Web Scrapping With Node.js

Web scraping is a technique in which we extract information from websites by parsing the HTML document of the web page. You can perform web scrapping in multiple ways, in this tutorial, we will be showing you how to build a web scraper using Node.js to extract information from websites. For reference, we will use our own website to scrape the content.

prerequistics

We will use the following tools:

  • Node.js
  • Scrapestack credentials.
  • Request
  • Cheerio

The request is a node module to make HTTP calls. Cheerio is a node module that helps us to traverse the DOM of an HTML document. Scrapestack is a service to scrape any website or web application in the world, for FREE!

Why Scrapestack

web scraping with nodejs
You might be wondering why to use a third-party service when we can just get the HTML document of any page by making HTTP calls? Because we can’t, there are many websites that implement captcha to block bots to crawl their pages and there are many single-page apps that load after you make the HTTP call. In these scenarios, service like Scrapestack helps us to forget about the hassle of crawling, we can make a simple API call and get the HTML document. Simple as that.

In order to get the credentials, create your free account on Scrapestack.

Once your account is created, you should get your API access key. Keep it safe. Let’s move towards building our application.

The App

Create a new directory and initialize Node project.

mkdir demoProject && cd demoProject
npm init --y

Let’s install our dependencies.

npm i --S request cheerio

Once the dependencies are installed, let’s go ahead and create our server.

Here is our code to extract all titles from the articles page.

const request = require("request");
const key = "YOUR API ACCESS KEY";
const cheerio = require('cheerio');

var options = {
    method: 'GET',
    url: 'https://api.scrapestack.com/scrape',
    qs: {
        access_key: key,
        url: 'https://codeforgeek.com/articles/'
    }
};

request(options, function (error, response, body) {
    if (error) {
        console.log('error occurred during scrapestack api call');
        return;
    }
    if(body) {
        const $ = cheerio.load(body);
        let titles = $('.section__articleList .article__content .article__title').toArray();
        titles.forEach((singleTitle) => {
            console.log(singleTitle.children[0].data);
        })
    }        
});

When you run the code, you should see the output like this.

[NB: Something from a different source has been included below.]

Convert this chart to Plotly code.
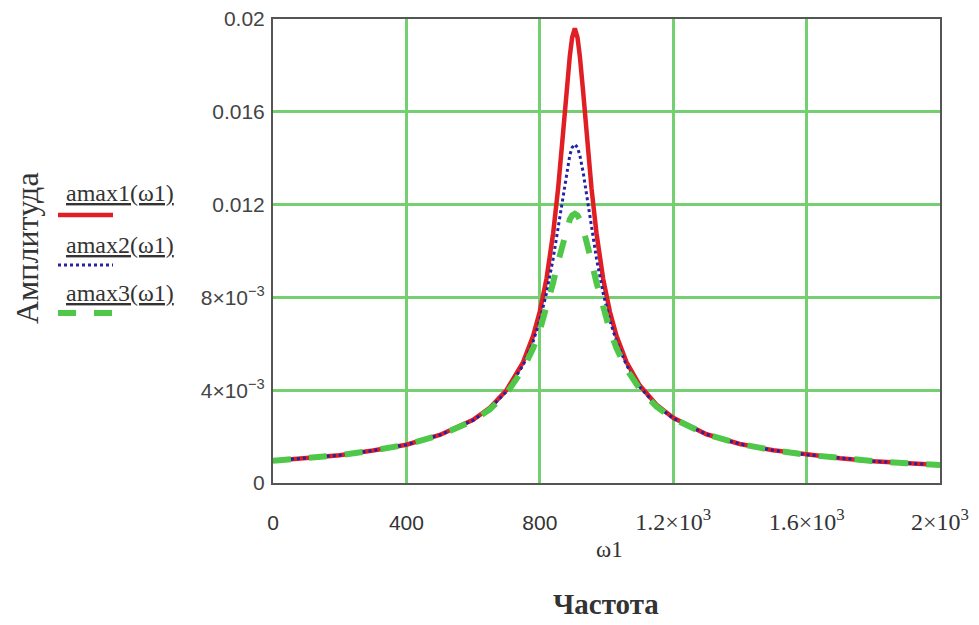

web scrapping with nodejs output

So how did we achieve it? have you noticed this code?

        let titles = $('.section__articleList .article__content .article__title').toArray();

This is where Cheerio does its magic, we can traverse through HTML DOM trees similarly how we do in chrome debugger. I visited the dom tree using a chrome inspector and copied the class name.

web scrapping with nodejs

You can do a similar thing and extract almost any data you want from any websites in the world.

Conclusion

Web scrapping is still used by various companies to gather data to train their algorithms, generate a vast amount of feedback, etc. I hope with this article, you have got a glimpse of what Web scrapping is and how you can achieve it using Node.js.